I’d recommend using a wifi analyzer app on a phone or tablet and go to the areas where your problematic devices are located and see if you have a low signal issue (under -70 dBm). Also check to see if there’s another access point broadcasting on the same frequency that could be drowning out your signal. Watch it for several minutes.

I had major dropped packets with my laptop and esp8266 devices located near my master bedroom. It would cycle every minute. I could see this hidden ssid starting out with a low signal then increasing slowly until it was so strong it was killing my other devices nearby. I tracked it back to the Roku in my master bedroom. It was originally attached to an SSID that I had retired not too long prior but it was using ethernet, not wifi. Apparently, even if it’s not using wifi, it still tries to phone home every minute and increases its signal until giving up and trying again. The solution was to attached to my new ssid then switch back to ethernet. Problem solved.

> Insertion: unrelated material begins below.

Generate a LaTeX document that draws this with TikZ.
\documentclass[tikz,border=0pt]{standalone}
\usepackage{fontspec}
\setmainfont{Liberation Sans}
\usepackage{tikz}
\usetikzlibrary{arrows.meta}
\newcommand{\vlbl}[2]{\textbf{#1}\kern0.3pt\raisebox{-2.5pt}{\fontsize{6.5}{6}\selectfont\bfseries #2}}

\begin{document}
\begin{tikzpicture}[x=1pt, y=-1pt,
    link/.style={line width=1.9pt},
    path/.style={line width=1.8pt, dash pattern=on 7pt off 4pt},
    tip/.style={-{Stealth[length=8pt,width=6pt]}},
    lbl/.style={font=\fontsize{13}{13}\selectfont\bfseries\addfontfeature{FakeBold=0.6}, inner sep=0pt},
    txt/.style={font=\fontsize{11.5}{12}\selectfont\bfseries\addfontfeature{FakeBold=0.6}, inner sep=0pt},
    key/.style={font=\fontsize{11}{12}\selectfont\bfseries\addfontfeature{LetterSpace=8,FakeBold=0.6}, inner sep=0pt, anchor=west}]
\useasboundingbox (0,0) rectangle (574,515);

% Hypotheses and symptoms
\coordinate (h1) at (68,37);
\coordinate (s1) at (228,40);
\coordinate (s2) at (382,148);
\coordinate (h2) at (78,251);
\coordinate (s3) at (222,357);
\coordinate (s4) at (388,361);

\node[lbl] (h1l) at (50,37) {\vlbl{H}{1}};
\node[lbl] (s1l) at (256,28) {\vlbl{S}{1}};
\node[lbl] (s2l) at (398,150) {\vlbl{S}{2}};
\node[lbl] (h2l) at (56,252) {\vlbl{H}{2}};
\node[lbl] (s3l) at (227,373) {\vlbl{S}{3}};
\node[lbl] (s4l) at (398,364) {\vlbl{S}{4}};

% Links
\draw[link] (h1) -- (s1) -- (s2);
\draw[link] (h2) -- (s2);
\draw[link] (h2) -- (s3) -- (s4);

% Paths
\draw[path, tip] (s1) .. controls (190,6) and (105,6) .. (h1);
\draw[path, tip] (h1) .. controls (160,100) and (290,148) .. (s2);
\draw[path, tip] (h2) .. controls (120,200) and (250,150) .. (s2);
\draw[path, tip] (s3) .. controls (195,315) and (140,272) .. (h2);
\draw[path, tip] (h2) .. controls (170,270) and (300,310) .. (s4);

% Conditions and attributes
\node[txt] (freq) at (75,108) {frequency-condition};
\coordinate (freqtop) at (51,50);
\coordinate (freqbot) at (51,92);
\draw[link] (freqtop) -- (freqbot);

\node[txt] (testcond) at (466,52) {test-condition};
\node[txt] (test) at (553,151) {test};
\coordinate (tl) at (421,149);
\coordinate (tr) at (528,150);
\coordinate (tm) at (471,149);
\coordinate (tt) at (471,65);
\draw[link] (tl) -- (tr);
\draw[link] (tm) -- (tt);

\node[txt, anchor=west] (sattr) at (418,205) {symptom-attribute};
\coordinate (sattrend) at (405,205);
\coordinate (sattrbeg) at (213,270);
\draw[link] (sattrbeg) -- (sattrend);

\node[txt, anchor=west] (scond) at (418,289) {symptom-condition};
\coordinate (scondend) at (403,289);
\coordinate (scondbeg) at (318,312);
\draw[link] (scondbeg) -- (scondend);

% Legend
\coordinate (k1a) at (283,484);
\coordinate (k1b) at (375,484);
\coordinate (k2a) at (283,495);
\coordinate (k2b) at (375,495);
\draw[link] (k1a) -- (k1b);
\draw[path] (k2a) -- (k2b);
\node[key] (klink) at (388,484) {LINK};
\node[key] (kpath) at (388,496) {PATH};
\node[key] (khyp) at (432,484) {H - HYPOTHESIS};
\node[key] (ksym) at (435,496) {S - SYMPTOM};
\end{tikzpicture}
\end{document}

Probably not your issues since not 2.4GHz but some Rokus also use 5GHz WiFi Direct to talk with the remote controls. If they are on the same channel as your WiFi network, they will increase there increase the WiFi signal to drown out your WiFi network. Here’s more info on how to fix that: How to prevent Roku Wifi Direct from breaking 5ghz devices

1 Like

Thanks for the very very detailed answer, lots of info there I have to test and work through. Currently on vacatiom but will test whole next week and see if I can find something.

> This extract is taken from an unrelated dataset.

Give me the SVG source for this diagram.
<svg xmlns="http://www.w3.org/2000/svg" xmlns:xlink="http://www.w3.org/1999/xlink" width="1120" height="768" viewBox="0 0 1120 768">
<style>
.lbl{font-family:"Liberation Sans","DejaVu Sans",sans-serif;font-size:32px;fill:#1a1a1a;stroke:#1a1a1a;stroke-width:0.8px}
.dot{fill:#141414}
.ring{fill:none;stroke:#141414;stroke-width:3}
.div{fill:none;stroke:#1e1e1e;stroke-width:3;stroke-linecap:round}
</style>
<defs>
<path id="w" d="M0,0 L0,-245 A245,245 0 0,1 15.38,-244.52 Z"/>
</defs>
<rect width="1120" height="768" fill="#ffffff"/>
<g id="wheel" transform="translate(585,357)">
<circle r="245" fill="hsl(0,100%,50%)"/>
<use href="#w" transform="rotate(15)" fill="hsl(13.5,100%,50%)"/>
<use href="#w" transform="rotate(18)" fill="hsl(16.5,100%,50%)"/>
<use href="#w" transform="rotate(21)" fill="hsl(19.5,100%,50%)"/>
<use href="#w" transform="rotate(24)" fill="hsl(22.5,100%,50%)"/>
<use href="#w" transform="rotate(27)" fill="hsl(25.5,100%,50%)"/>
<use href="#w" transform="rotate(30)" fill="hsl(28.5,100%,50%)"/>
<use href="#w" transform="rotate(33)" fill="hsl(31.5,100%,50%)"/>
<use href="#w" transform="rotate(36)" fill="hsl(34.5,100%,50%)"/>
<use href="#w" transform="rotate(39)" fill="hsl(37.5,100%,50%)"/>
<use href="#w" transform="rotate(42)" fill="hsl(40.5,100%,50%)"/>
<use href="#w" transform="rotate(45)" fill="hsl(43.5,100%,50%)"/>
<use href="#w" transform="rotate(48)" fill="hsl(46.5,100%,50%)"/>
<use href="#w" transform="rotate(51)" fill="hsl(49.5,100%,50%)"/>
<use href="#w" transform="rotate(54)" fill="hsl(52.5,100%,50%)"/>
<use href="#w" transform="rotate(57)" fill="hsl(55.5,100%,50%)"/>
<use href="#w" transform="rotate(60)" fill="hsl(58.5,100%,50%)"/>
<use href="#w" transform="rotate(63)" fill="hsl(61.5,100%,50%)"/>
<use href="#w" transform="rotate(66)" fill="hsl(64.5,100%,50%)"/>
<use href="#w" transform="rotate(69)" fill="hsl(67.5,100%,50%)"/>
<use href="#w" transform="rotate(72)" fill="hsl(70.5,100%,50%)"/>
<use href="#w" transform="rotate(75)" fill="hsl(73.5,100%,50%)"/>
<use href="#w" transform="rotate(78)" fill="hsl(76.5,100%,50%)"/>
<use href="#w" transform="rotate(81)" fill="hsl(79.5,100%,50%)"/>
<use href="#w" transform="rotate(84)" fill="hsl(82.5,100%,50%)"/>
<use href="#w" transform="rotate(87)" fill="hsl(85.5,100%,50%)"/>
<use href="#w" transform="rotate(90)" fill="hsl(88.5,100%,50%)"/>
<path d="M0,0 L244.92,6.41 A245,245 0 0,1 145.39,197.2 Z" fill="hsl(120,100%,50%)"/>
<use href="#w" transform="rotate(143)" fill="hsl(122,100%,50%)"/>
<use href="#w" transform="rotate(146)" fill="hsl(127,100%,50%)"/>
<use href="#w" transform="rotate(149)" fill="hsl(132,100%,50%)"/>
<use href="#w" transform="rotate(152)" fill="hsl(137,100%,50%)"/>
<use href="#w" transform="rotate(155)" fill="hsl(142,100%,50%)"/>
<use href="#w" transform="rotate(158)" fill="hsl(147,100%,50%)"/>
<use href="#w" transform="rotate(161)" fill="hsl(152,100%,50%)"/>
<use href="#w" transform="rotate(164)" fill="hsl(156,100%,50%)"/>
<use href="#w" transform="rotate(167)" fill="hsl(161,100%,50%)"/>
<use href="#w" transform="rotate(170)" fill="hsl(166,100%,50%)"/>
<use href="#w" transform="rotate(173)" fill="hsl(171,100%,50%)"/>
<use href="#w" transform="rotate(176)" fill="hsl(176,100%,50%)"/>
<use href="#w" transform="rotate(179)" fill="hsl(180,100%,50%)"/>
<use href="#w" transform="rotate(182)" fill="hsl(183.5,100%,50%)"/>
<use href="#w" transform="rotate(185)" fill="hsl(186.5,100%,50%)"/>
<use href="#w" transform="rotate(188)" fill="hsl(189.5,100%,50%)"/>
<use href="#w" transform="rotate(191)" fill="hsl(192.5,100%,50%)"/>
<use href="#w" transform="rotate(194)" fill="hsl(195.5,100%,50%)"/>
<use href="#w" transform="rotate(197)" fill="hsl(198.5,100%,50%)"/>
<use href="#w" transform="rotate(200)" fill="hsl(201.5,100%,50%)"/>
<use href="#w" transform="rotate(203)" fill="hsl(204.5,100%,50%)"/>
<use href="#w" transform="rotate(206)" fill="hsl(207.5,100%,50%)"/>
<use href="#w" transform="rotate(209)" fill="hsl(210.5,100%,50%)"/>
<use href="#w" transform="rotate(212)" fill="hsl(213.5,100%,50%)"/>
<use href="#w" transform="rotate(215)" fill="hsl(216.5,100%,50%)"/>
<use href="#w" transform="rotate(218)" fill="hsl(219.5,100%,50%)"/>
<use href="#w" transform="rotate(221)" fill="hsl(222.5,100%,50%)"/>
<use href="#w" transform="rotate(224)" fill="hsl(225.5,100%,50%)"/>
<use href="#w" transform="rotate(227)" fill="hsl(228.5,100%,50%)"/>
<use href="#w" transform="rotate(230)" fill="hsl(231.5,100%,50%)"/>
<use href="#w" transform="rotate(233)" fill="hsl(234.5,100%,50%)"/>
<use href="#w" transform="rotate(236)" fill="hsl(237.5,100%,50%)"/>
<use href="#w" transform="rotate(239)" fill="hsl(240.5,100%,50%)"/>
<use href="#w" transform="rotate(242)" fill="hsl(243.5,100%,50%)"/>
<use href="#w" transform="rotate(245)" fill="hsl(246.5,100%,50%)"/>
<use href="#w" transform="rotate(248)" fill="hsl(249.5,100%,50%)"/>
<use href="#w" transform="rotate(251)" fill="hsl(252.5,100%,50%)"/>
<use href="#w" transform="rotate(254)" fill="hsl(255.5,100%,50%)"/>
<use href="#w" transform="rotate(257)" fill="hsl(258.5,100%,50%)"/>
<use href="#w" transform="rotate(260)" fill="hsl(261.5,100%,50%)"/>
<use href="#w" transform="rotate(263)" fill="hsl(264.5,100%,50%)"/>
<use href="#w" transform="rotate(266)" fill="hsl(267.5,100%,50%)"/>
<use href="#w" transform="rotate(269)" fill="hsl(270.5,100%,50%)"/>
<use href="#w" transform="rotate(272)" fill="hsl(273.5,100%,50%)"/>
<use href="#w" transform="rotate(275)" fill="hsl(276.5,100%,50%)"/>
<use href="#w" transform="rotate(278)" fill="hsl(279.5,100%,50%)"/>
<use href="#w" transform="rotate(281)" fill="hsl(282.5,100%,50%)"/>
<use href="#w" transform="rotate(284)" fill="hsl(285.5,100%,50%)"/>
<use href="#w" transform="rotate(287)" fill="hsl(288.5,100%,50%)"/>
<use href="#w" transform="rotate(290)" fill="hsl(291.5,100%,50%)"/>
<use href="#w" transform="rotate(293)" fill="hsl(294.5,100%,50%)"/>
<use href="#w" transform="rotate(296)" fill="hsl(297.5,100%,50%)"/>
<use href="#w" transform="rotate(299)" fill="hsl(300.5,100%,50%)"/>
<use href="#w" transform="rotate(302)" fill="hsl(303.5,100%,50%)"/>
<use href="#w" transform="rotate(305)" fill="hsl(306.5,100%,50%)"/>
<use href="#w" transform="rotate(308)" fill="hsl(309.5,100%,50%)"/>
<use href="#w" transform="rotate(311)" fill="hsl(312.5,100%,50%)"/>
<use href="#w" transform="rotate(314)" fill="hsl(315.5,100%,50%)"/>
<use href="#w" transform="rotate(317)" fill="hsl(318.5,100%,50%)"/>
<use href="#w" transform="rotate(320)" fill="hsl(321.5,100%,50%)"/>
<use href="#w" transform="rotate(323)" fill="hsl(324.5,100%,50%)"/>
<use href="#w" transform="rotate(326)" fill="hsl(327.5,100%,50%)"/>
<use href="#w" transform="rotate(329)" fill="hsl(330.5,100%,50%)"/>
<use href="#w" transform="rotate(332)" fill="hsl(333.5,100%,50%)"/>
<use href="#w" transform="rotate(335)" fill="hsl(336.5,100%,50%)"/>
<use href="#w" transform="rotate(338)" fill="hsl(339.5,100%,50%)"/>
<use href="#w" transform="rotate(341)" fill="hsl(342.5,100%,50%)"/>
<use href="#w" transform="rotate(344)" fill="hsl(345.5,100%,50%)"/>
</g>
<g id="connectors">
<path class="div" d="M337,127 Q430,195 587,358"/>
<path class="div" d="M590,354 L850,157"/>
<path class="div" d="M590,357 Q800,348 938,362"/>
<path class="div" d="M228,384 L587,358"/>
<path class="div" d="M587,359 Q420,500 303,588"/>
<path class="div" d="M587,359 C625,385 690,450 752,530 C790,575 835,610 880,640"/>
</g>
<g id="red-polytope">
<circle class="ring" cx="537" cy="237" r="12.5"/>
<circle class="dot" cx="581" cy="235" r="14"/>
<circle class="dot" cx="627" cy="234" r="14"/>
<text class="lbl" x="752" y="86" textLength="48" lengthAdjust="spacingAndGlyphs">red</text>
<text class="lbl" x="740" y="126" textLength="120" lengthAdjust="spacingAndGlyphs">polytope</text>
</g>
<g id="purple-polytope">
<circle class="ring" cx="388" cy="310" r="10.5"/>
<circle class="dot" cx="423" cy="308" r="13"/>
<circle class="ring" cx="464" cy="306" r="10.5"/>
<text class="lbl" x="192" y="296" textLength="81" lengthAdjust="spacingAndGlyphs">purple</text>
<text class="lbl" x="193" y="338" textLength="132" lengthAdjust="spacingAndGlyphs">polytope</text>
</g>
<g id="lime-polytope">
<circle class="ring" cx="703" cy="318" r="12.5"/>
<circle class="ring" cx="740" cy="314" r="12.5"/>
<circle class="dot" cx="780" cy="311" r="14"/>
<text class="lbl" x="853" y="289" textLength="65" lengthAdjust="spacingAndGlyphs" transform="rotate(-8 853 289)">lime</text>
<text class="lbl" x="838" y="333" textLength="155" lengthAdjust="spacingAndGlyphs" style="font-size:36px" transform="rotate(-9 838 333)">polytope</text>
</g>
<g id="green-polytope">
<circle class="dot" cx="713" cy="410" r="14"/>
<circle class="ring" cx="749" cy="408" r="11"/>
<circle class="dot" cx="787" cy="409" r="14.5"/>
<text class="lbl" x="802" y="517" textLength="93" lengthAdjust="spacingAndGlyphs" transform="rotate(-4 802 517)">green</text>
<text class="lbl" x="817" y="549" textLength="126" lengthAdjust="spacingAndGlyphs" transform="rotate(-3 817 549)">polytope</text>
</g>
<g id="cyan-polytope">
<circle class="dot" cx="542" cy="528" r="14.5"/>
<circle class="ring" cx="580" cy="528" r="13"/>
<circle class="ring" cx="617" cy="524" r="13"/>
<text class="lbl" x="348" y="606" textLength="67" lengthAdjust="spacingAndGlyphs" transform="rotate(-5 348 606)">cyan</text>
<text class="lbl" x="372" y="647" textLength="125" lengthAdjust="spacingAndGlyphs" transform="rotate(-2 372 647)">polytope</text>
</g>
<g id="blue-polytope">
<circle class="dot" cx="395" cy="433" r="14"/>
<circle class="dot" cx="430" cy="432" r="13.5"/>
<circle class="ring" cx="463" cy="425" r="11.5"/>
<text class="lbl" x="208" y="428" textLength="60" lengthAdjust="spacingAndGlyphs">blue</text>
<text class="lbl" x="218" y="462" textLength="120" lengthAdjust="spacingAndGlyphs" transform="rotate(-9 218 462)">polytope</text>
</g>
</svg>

However: The issue with devices jumping between APs was also one of my first ideas that it could be an/the issue. But it’s this “wonderful mesh network”, where this shouldn’t be an issue… Still, as written above: The 2.4GHz Wi-Fi is only broadcasted by the router/Fritz!Box, so there is no AP jumping. So that can’t be it.

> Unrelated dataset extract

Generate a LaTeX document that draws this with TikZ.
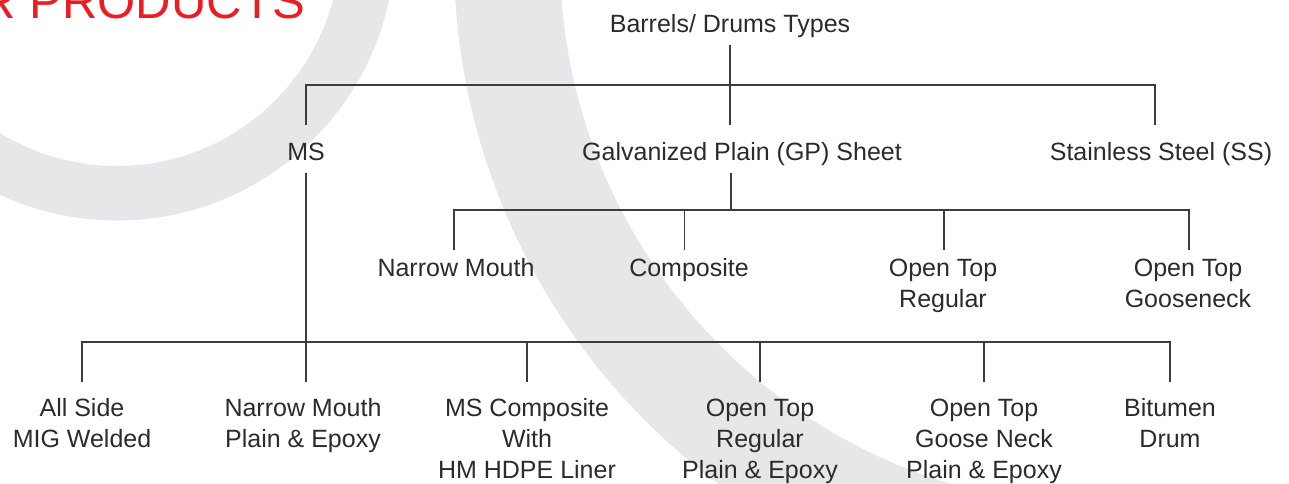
\documentclass[tikz,border=0pt]{standalone}
\usepackage{fontspec}
\setmainfont{Liberation Sans}
\definecolor{ringgray}{HTML}{E6E7E8}
\definecolor{lncol}{HTML}{3C3C3C}
\definecolor{txcol}{HTML}{2B2B2B}
\definecolor{brandred}{HTML}{ED1C24}
\newcommand{\rowstrut}[2]{\rule[-#2]{0pt}{\dimexpr#1+#2\relax}}
\begin{document}
\begin{tikzpicture}[x=1pt,y=-1pt,
  lbl/.style={inner sep=0pt, outer sep=0pt, align=center, text=txcol,
              font=\fontsize{25}{31}\selectfont},
  conn/.style={draw=lncol, line width=1.3pt}]
\useasboundingbox (0,0) rectangle (1289,483);
\begin{scope}
  \clip (0,0) rectangle (1289,483);
  \fill[ringgray, even odd rule] (117,-57.5) circle (278pt) (117,-57.5) circle (223.5pt);
  \begin{scope}
    \clip (0,0) rectangle (1200,483);
    \fill[ringgray, even odd rule] (1109,-42) circle (655pt) (1109,-42) circle (549pt);
  \end{scope}
  \node[anchor=base east, inner sep=0pt, text=brandred,
        font=\fontsize{49}{55}\selectfont] (title) at (305,18) {R PRODUCTS};
\end{scope}

% level 0
\node[lbl, anchor=base] (top) at (730,32) {\rowstrut{30pt}{13pt}Barrels/ Drums Types};
% level 1
\node[lbl, anchor=base] (ms) at (306,160) {\rowstrut{35pt}{12.5pt}MS};
\node[lbl, anchor=base] (gp) at (742,160) {\rowstrut{35pt}{12.5pt}Galvanized Plain (GP) Sheet};
\node[lbl, anchor=base] (ss) at (1161,160) {\rowstrut{35pt}{12.5pt}Stainless Steel (SS)};
% level 2 (GP)
\node[lbl, anchor=north] (nm1) at (456,250) {\rule{0pt}{26pt}Narrow Mouth};
\node[lbl, anchor=north] (comp) at (689,250) {\rule{0pt}{26pt}Composite};
\node[lbl, anchor=north] (otr) at (943,250) {\rule{0pt}{26pt}Open Top\\Regular};
\node[lbl, anchor=north] (otg) at (1188,250) {\rule{0pt}{26pt}Open Top\\Gooseneck};
% level 2 (MS)
\node[lbl, anchor=north] (asm) at (82,382) {\rule{0pt}{34pt}All Side\\MIG Welded};
\node[lbl, anchor=north] (nmpe) at (303,382) {\rule{0pt}{34pt}Narrow Mouth\\Plain \& Epoxy};
\node[lbl, anchor=north] (msc) at (527,382) {\rule{0pt}{34pt}MS Composite\\With\\HM HDPE Liner};
\node[lbl, anchor=north] (otrpe) at (760,382) {\rule{0pt}{34pt}Open Top\\Regular\\Plain \& Epoxy};
\node[lbl, anchor=north] (otgn) at (984,382) {\rule{0pt}{34pt}Open Top\\Goose Neck\\Plain \& Epoxy};
\node[lbl, anchor=north] (bit) at (1170,382) {\rule{0pt}{34pt}Bitumen\\Drum};

% junctions
\coordinate (j1) at (730,85);
\coordinate (j2) at (731,210);
\coordinate (j3) at (306,342);

% connectors
\draw[conn] (top.south) -- (top.south |- gp.north);
\draw[conn] (ms.north) |- (j1) -| ([xshift=-6pt]ss.north);

\draw[conn] (gp.south -| j2) -- (j2);
\draw[conn] ([xshift=-2pt]nm1.north) |- (j2) -| ([xshift=1pt]otg.north);
\draw[conn] ([xshift=-4.5pt]comp.north) -- ([xshift=-4.5pt]comp.north |- j2);
\draw[conn] ([xshift=1pt]otr.north) -- ([xshift=1pt]otr.north |- j2);

\draw[conn] (ms.south) -- (ms.south |- nmpe.north);
\draw[conn] (asm.north) |- (j3) -| (bit.north);
\draw[conn] (msc.north) -- (msc.north |- j3);
\draw[conn] (otrpe.north) -- (otrpe.north |- j3);
\draw[conn] (otgn.north) -- (otgn.north |- j3);
\end{tikzpicture}
\end{document}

Signal should also be strong and good, but will see / test.

Channels: Fritz!Box shows you the usage of all channels and I already switched to a not very common / used channel in my house. But I can try that again, it’s worth a try.

Thanks again!!

On another note: Dude, wtf: 10,000 square feet!? That’s nearly 1,000qm² O_o

4,700 sq ft main house. 3,300 sq ft basement. 1,000 sq ft two attached garages. 1,000 sq ft three covered patios. Trying to get good wifi coverage everywhere was a pain. I was very surprised as to how much better the signal strength was with just three Eero devices.

I’ve worked in houses and toured houses at home shows in my area that make mine look like one of those “Tiny Houses” you see on TV shows.

pretty impressive.

One more question: On what hardware is your HA running? RPi, or something else?

I used to run it on an older raspberry pi model 2b over WiFi but it wasn’t powerful enough to handle some ffmpeg processing I do for my security camera system. I switched to a fanless motherboard. ASRock J3355M Intel Dual-Core Processor J3355. It’s not super powerful but considerably more cpu power and memory than the raspberry pi model 2b. I have some significantly more powerful motherboards/cpus but decided to use this because it’s silent and uses very little energy.

Ok, but it at least sounds like that the RPi Model 4, 4GB should be enough to handle all of what HA does. I was a bit worried that it’s maybe the RPi reaching it’s limits causing my issues

Do you have a solution for your issue? I’m facing the same issue with nearly all of my Shelly devices. Same FritzBox and using the FritzMesh…

Using unicast as described at the integration page solves my issues.